Concur with this. A fabulous engineering feat - one that the Americans could not equal despite spending twice as much money than UK/France - all they got was a wooden mock up. Mind you, they made much more money by developing the 747 instead. Even the Russian version was flawed - the engines did not have nearly enough range at Mach 2, and passengers were issued with ear plugs it was so noisy
Like most people, I never flew on the concorde, but I have heard that the cabin was actually very uncomfortable and cramped. Although it is a great engineering feat maybe BA would have been better off investing in the air bus.
It was small but quite comfortable Robbie - no movies of course but delicious food (at the start; it declined) and when it's only a 3 hour flight - who cares?
Especially when you mixed with the cream of society - stars, executives, millionaires and so on.
Alas, I never flew on it either, but I did sit in it after it was retired. Yes the seats are a similar size to those on Easyjet planes (perhaps smaller!), however you can stretch out quite a bit. It was akin to being on a large private jet - just enough room to stand up, but not cramped. As has already been said, you weren't on it for very long, so movies and lie flat beds were not necessary. It was the speed, the service and the food and wine you paid for, although most execs who used it in the mornings probably ordered just coffee. It was also the fact you can be walking around the aircraft in your pinstripes at 60k feet travelling at 1300mph - other mortals in that situation would need a g-suit. Unfortunately it wasn't just the cost of maintaining the aircraft that killed it - those execs who used it so much before the 2000 crash found internet video conferencing just as effective and more convenient than a 3hr transatlantic flight. Prematurely gone but never forgotten. However I do prefer it when things are ended before you get fed up with them.
I tried to persuade Murdoch to buy 4 of them for bi weekly London-Sydney flights. Refueling in Hawaii, going over the pole, Britain to Australia in under ten hours.
I think he did investigate the possibility.
I guarantee every flight would have been full each way.

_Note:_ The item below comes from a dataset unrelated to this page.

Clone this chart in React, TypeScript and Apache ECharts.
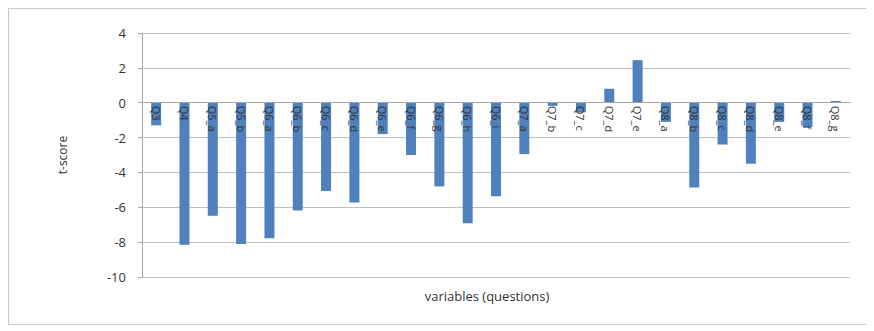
import React, { useEffect, useRef } from "react";
import * as echarts from "echarts";

const categories = [
  "Q3", "Q4", "Q5_a", "Q5_b", "Q6_a", "Q6_b", "Q6_c", "Q6_d", "Q6_e", "Q6_f",
  "Q6_g", "Q6_h", "Q6_i", "Q7_a", "Q7_b", "Q7_c", "Q7_d", "Q7_e", "Q8_a", "Q8_b",
  "Q8_c", "Q8_d", "Q8_e", "Q8_f", "Q8_g",
];
const tScores = [
  -1.3, -8.15, -6.48, -8.1, -7.77, -6.19, -5.07, -5.73, -1.8, -3.0,
  -4.8, -6.91, -5.37, -2.95, -0.18, -0.55, 0.8, 2.44, -1.1, -4.86,
  -2.4, -3.5, -1.1, -1.4, 0.1,
];
const yTitle = "t-score";
const xTitle = "variables (questions)";

const Y_MIN = -10;
const Y_MAX = 4;
const GRID_TOP = 25;
const GRID_BOTTOM = 62;
const HEIGHT = 331;

export default function App() {
  const ref = useRef<HTMLDivElement>(null);
  useEffect(() => {
    const chart = echarts.init(ref.current!, null, { renderer: "svg" });
    const gridH = HEIGHT - GRID_TOP - GRID_BOTTOM;
    const zeroOffset = -(gridH * (0 - Y_MIN)) / (Y_MAX - Y_MIN);
    chart.setOption({
      animation: false,
      backgroundColor: "#ffffff",
      textStyle: { fontFamily: "Open Sans, Liberation Sans, sans-serif" },
      graphic: [
        {
          type: "rect",
          shape: { x: 0.5, y: 0.5, width: 863, height: 316 },
          style: { fill: "none", stroke: "#c8c8c8", lineWidth: 1 },
        },
        {
          type: "text",
          x: 479,
          y: 288,
          style: {
            text: xTitle,
            fill: "#333",
            fontSize: 13,
            fontFamily: "Open Sans, Liberation Sans, sans-serif",
            align: "center",
            verticalAlign: "middle",
          },
        },
      ],
      grid: { left: 134, right: 32, top: GRID_TOP, bottom: GRID_BOTTOM, outerBoundsMode: "none" },
      xAxis: {
        type: "category",
        data: categories,
        position: "bottom",
        offset: zeroOffset,
        z: 10,
        axisLine: { onZero: false, lineStyle: { color: "#a6a6a6" } },
        axisTick: { show: false },
        axisLabel: {
          rotate: -90,
          interval: 0,
          color: "#333",
          fontSize: 11,
          margin: 3,
        },
      },
      yAxis: {
        type: "value",
        min: Y_MIN,
        max: Y_MAX,
        interval: 2,
        name: yTitle,
        nameLocation: "middle",
        nameGap: 74,
        nameTextStyle: { color: "#333", fontSize: 12 },
        axisLine: { show: true, lineStyle: { color: "#a6a6a6" } },
        axisTick: { show: true, length: 4, lineStyle: { color: "#a6a6a6" } },
        axisLabel: { color: "#333", fontSize: 13, margin: 16 },
        splitLine: { lineStyle: { color: "#c0c0c0" } },
      },
      series: [
        {
          type: "bar",
          data: tScores,
          barWidth: 10,
          z: 2,
          itemStyle: { color: "#4f81bd" },
        },
      ],
    });
    return () => chart.dispose();
  }, []);
  return <div ref={ref} style={{ width: 874, height: 331 }} />;
}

I wouldn't consider Murdoch to be the cream of society more like the dregs of society. Also It wouldn't be that much of a compliment to say that your column was the best part of the sun, as it is full of lies, poor writing, inaccuracies and crap puns. I particularly hate those mock-up photos where they place a picture of a turnip or something on Graham Taylor's (or other celebs) head as if it was some great technical feat. I fear for Britain that this is the best selling newspaper in Britain.
"As viewers to my movie will know, in the Old Bailey, leather envelopes full of luxury items were described as my "seduction packs" - they were simply the giveaway Concorde envelopes full of leather diaries, silver pens and other goodies given free to all passengers.
Every trip I took half a dozen with me. I've collected hundreds."
JK, they would probably go for a bomb on eBay these days!
Not just a rumour. On the final flight in one of the aircraft, a flight engineer placed his cap in between his instrument panel and the cockpit partition at 60,000 feet with 2 or 3 inches to spare - upon landing, it is now completely squashed between them.